» Dataset extract:
################
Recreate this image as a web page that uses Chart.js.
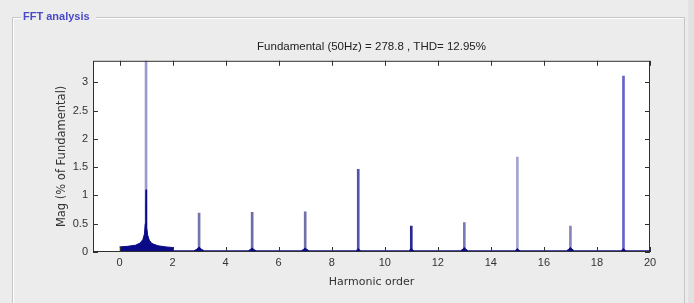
<!DOCTYPE html>
<html>
<head>
  <meta charset="UTF-8">
  <title>FFT analysis</title>
  <script src="https://cdn.jsdelivr.net/npm/chart.js"></script>
  <style>
    html, body { margin: 0; padding: 0; background: #ececec; }
    #wrap { width: 694px; height: 303px; }
  </style>
</head>
<body>
  <div id="wrap"><canvas id="grafico" width="694" height="303"></canvas></div>

  <script>
    // harmonic stems (order, % of fundamental)
    const harmonicOrder = [1, 3, 5, 7, 9, 11, 13, 15, 17, 19];
    const harmonicMag = [100, 0.69, 0.70, 0.71, 1.46, 0.46, 0.52, 1.68, 0.46, 3.11];

    // noise floor of the spectrum
    const floorOrder = [0, 0.3, 0.6, 0.78, 0.88, 0.94, 0.97, 0.99, 1.0, 1.01, 1.03, 1.06, 1.12, 1.22, 1.45, 1.75, 1.99, 2.0,
      2.8, 2.92, 3.0, 3.08, 3.2, 4.85, 4.95, 5.0, 5.05, 5.15, 6.85, 6.95, 7.0, 7.05, 7.15,
      8.9, 8.97, 9.0, 9.03, 9.1, 10.9, 10.96, 11.0, 11.04, 11.1, 12.85, 12.95, 13.0, 13.05, 13.15,
      14.9, 14.96, 15.0, 15.04, 15.1, 16.85, 16.94, 17.0, 17.06, 17.15, 18.9, 18.96, 19.0, 19.04, 19.1, 20];
    const floorMag = [0.09, 0.10, 0.12, 0.16, 0.22, 0.32, 0.50, 0.75, 1.10, 0.75, 0.45, 0.30, 0.21, 0.15, 0.11, 0.09, 0.08, 0.02,
      0.02, 0.05, 0.09, 0.05, 0.02, 0.02, 0.05, 0.07, 0.05, 0.02, 0.02, 0.05, 0.07, 0.05, 0.02,
      0.02, 0.04, 0.06, 0.04, 0.02, 0.02, 0.04, 0.06, 0.04, 0.02, 0.02, 0.05, 0.08, 0.05, 0.02,
      0.02, 0.04, 0.06, 0.04, 0.02, 0.02, 0.05, 0.08, 0.05, 0.02, 0.02, 0.04, 0.06, 0.04, 0.02, 0.02];

    const xTicks = [0, 2, 4, 6, 8, 10, 12, 14, 16, 18, 20];
    const yTicks = [0, 0.5, 1, 1.5, 2, 2.5, 3];

    const titulo = 'Fundamental (50Hz) = 278.8 , THD= 12.95%';
    const stemColors = ['#9a9ad0', '#7474aa', '#6c6cac', '#7070aa', '#5252b0', '#28288e', '#7a7ab6', '#a4a4d0', '#8686bc', '#6464cc'];

    const fonte = { family: 'Liberation Sans, Arial, sans-serif', size: 11 };

    // fundo cinza, caixa de grupo e area branca do grafico
    const moldura = {
      id: 'moldura',
      beforeDraw(chart) {
        const c = chart.ctx, a = chart.chartArea;
        c.save();
        c.fillStyle = '#ececec';
        c.fillRect(0, 0, chart.width, chart.height);
        c.fillStyle = '#e2e2e2';
        c.fillRect(688, 0, 6, chart.height);
        // group box
        c.strokeStyle = '#c6c6c6';
        c.lineWidth = 1;
        c.beginPath();
        c.moveTo(12.5, 303); c.lineTo(12.5, 17.5); c.lineTo(21, 17.5);
        c.moveTo(96, 17.5); c.lineTo(684.5, 17.5); c.lineTo(684.5, 303);
        c.stroke();
        c.strokeStyle = '#ffffff';
        c.beginPath();
        c.moveTo(13.5, 303); c.lineTo(13.5, 18.5); c.lineTo(21, 18.5);
        c.moveTo(96, 18.5); c.lineTo(683.5, 18.5);
        c.stroke();
        c.fillStyle = '#4a4ac8';
        c.font = 'bold 11px Liberation Sans, Arial, sans-serif';
        c.textBaseline = 'middle';
        c.fillText('FFT analysis', 23, 17);
        c.fillStyle = '#ffffff';
        c.fillRect(a.left, a.top, a.right - a.left, a.bottom - a.top);
        c.restore();
      },
      afterDraw(chart) {
        const c = chart.ctx, a = chart.chartArea;
        const sx = chart.scales.x, sy = chart.scales.y;
        c.save();
        c.strokeStyle = '#303030';
        c.lineWidth = 1;
        c.strokeRect(a.left + 0.5, a.top + 0.5, a.right - a.left - 1, a.bottom - a.top - 1);
        c.beginPath();
        sx.ticks.forEach(t => {
          const px = Math.round(sx.getPixelForValue(t.value)) + 0.5;
          c.moveTo(px, a.bottom); c.lineTo(px, a.bottom - 5);
          c.moveTo(px, a.top); c.lineTo(px, a.top + 5);
        });
        sy.ticks.forEach(t => {
          const py = Math.round(sy.getPixelForValue(t.value)) + 0.5;
          c.moveTo(a.left, py); c.lineTo(a.left + 5, py);
          c.moveTo(a.right, py); c.lineTo(a.right - 5, py);
        });
        c.stroke();
        c.restore();
      }
    };

    let ctx = document.getElementById('grafico').getContext('2d');
    let chart = new Chart(ctx, {
      type: 'bar',
      data: {
        datasets: [{
          type: 'line',
          label: 'floor',
          data: floorOrder.map((x, i) => ({ x: x, y: floorMag[i] })),
          borderColor: '#0a0a88',
          backgroundColor: '#0a0a88',
          borderWidth: 1,
          pointRadius: 0,
          fill: 'origin',
          tension: 0,
          order: 1
        }, {
          type: 'bar',
          label: 'harmonicos',
          data: harmonicOrder.map((x, i) => ({ x: x, y: harmonicMag[i] })),
          backgroundColor: stemColors,
          barThickness: 2,
          order: 2
        }]
      },
      options: {
        animation: false,
        responsive: false,
        layout: { padding: { left: 55, right: 44, top: 40, bottom: 14 } },
        plugins: {
          legend: { display: false },
          tooltip: { enabled: false },
          title: {
            display: true,
            text: titulo,
            fullSize: false,
            color: '#222',
            font: { family: fonte.family, size: 11.5, weight: 'normal' },
            padding: { top: 0, bottom: 7 }
          }
        },
        scales: {
          x: {
            type: 'linear',
            min: -1,
            max: 20,
            offset: false,
            grid: { display: false, drawTicks: false },
            border: { display: false },
            afterBuildTicks: s => { s.ticks = xTicks.map(v => ({ value: v })); },
            afterFit: s => { s.height = 37; },
            ticks: { color: '#333', font: fonte, padding: 4, maxRotation: 0, autoSkip: false, callback: v => String(v) },
            title: { display: true, text: 'Harmonic order', color: '#333', font: { family: 'DejaVu Sans, sans-serif', size: 11 }, padding: 0 }
          },
          y: {
            min: 0,
            max: 3.38,
            grid: { display: false, drawTicks: false },
            border: { display: false },
            afterBuildTicks: s => { s.ticks = yTicks.map(v => ({ value: v })); },
            afterFit: s => { s.width = 38; },
            ticks: { color: '#333', font: fonte, padding: 5, autoSkip: false, callback: v => String(v) },
            title: { display: true, text: 'Mag (% of Fundamental)', color: '#333', font: { family: 'DejaVu Sans, sans-serif', size: 11.5 }, padding: 0 }
          }
        }
      },
      plugins: [moldura]
    });
  </script>
</body>
</html>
################
» Stated task: Restate the data above exactly, stripping out each image.

» Expected answer:
Recreate this image as a web page that uses Chart.js.
<!DOCTYPE html>
<html>
<head>
  <meta charset="UTF-8">
  <title>FFT analysis</title>
  <script src="https://cdn.jsdelivr.net/npm/chart.js"></script>
  <style>
    html, body { margin: 0; padding: 0; background: #ececec; }
    #wrap { width: 694px; height: 303px; }
  </style>
</head>
<body>
  <div id="wrap"><canvas id="grafico" width="694" height="303"></canvas></div>

  <script>
    // harmonic stems (order, % of fundamental)
    const harmonicOrder = [1, 3, 5, 7, 9, 11, 13, 15, 17, 19];
    const harmonicMag = [100, 0.69, 0.70, 0.71, 1.46, 0.46, 0.52, 1.68, 0.46, 3.11];

    // noise floor of the spectrum
    const floorOrder = [0, 0.3, 0.6, 0.78, 0.88, 0.94, 0.97, 0.99, 1.0, 1.01, 1.03, 1.06, 1.12, 1.22, 1.45, 1.75, 1.99, 2.0,
      2.8, 2.92, 3.0, 3.08, 3.2, 4.85, 4.95, 5.0, 5.05, 5.15, 6.85, 6.95, 7.0, 7.05, 7.15,
      8.9, 8.97, 9.0, 9.03, 9.1, 10.9, 10.96, 11.0, 11.04, 11.1, 12.85, 12.95, 13.0, 13.05, 13.15,
      14.9, 14.96, 15.0, 15.04, 15.1, 16.85, 16.94, 17.0, 17.06, 17.15, 18.9, 18.96, 19.0, 19.04, 19.1, 20];
    const floorMag = [0.09, 0.10, 0.12, 0.16, 0.22, 0.32, 0.50, 0.75, 1.10, 0.75, 0.45, 0.30, 0.21, 0.15, 0.11, 0.09, 0.08, 0.02,
      0.02, 0.05, 0.09, 0.05, 0.02, 0.02, 0.05, 0.07, 0.05, 0.02, 0.02, 0.05, 0.07, 0.05, 0.02,
      0.02, 0.04, 0.06, 0.04, 0.02, 0.02, 0.04, 0.06, 0.04, 0.02, 0.02, 0.05, 0.08, 0.05, 0.02,
      0.02, 0.04, 0.06, 0.04, 0.02, 0.02, 0.05, 0.08, 0.05, 0.02, 0.02, 0.04, 0.06, 0.04, 0.02, 0.02];

    const xTicks = [0, 2, 4, 6, 8, 10, 12, 14, 16, 18, 20];
    const yTicks = [0, 0.5, 1, 1.5, 2, 2.5, 3];

    const titulo = 'Fundamental (50Hz) = 278.8 , THD= 12.95%';
    const stemColors = ['#9a9ad0', '#7474aa', '#6c6cac', '#7070aa', '#5252b0', '#28288e', '#7a7ab6', '#a4a4d0', '#8686bc', '#6464cc'];

    const fonte = { family: 'Liberation Sans, Arial, sans-serif', size: 11 };

    // fundo cinza, caixa de grupo e area branca do grafico
    const moldura = {
      id: 'moldura',
      beforeDraw(chart) {
        const c = chart.ctx, a = chart.chartArea;
        c.save();
        c.fillStyle = '#ececec';
        c.fillRect(0, 0, chart.width, chart.height);
        c.fillStyle = '#e2e2e2';
        c.fillRect(688, 0, 6, chart.height);
        // group box
        c.strokeStyle = '#c6c6c6';
        c.lineWidth = 1;
        c.beginPath();
        c.moveTo(12.5, 303); c.lineTo(12.5, 17.5); c.lineTo(21, 17.5);
        c.moveTo(96, 17.5); c.lineTo(684.5, 17.5); c.lineTo(684.5, 303);
        c.stroke();
        c.strokeStyle = '#ffffff';
        c.beginPath();
        c.moveTo(13.5, 303); c.lineTo(13.5, 18.5); c.lineTo(21, 18.5);
        c.moveTo(96, 18.5); c.lineTo(683.5, 18.5);
        c.stroke();
        c.fillStyle = '#4a4ac8';
        c.font = 'bold 11px Liberation Sans, Arial, sans-serif';
        c.textBaseline = 'middle';
        c.fillText('FFT analysis', 23, 17);
        c.fillStyle = '#ffffff';
        c.fillRect(a.left, a.top, a.right - a.left, a.bottom - a.top);
        c.restore();
      },
      afterDraw(chart) {
        const c = chart.ctx, a = chart.chartArea;
        const sx = chart.scales.x, sy = chart.scales.y;
        c.save();
        c.strokeStyle = '#303030';
        c.lineWidth = 1;
        c.strokeRect(a.left + 0.5, a.top + 0.5, a.right - a.left - 1, a.bottom - a.top - 1);
        c.beginPath();
        sx.ticks.forEach(t => {
          const px = Math.round(sx.getPixelForValue(t.value)) + 0.5;
          c.moveTo(px, a.bottom); c.lineTo(px, a.bottom - 5);
          c.moveTo(px, a.top); c.lineTo(px, a.top + 5);
        });
        sy.ticks.forEach(t => {
          const py = Math.round(sy.getPixelForValue(t.value)) + 0.5;
          c.moveTo(a.left, py); c.lineTo(a.left + 5, py);
          c.moveTo(a.right, py); c.lineTo(a.right - 5, py);
        });
        c.stroke();
        c.restore();
      }
    };

    let ctx = document.getElementById('grafico').getContext('2d');
    let chart = new Chart(ctx, {
      type: 'bar',
      data: {
        datasets: [{
          type: 'line',
          label: 'floor',
          data: floorOrder.map((x, i) => ({ x: x, y: floorMag[i] })),
          borderColor: '#0a0a88',
          backgroundColor: '#0a0a88',
          borderWidth: 1,
          pointRadius: 0,
          fill: 'origin',
          tension: 0,
          order: 1
        }, {
          type: 'bar',
          label: 'harmonicos',
          data: harmonicOrder.map((x, i) => ({ x: x, y: harmonicMag[i] })),
          backgroundColor: stemColors,
          barThickness: 2,
          order: 2
        }]
      },
      options: {
        animation: false,
        responsive: false,
        layout: { padding: { left: 55, right: 44, top: 40, bottom: 14 } },
        plugins: {
          legend: { display: false },
          tooltip: { enabled: false },
          title: {
            display: true,
            text: titulo,
            fullSize: false,
            color: '#222',
            font: { family: fonte.family, size: 11.5, weight: 'normal' },
            padding: { top: 0, bottom: 7 }
          }
        },
        scales: {
          x: {
            type: 'linear',
            min: -1,
            max: 20,
            offset: false,
            grid: { display: false, drawTicks: false },
            border: { display: false },
            afterBuildTicks: s => { s.ticks = xTicks.map(v => ({ value: v })); },
            afterFit: s => { s.height = 37; },
            ticks: { color: '#333', font: fonte, padding: 4, maxRotation: 0, autoSkip: false, callback: v => String(v) },
            title: { display: true, text: 'Harmonic order', color: '#333', font: { family: 'DejaVu Sans, sans-serif', size: 11 }, padding: 0 }
          },
          y: {
            min: 0,
            max: 3.38,
            grid: { display: false, drawTicks: false },
            border: { display: false },
            afterBuildTicks: s => { s.ticks = yTicks.map(v => ({ value: v })); },
            afterFit: s => { s.width = 38; },
            ticks: { color: '#333', font: fonte, padding: 5, autoSkip: false, callback: v => String(v) },
            title: { display: true, text: 'Mag (% of Fundamental)', color: '#333', font: { family: 'DejaVu Sans, sans-serif', size: 11.5 }, padding: 0 }
          }
        }
      },
      plugins: [moldura]
    });
  </script>
</body>
</html>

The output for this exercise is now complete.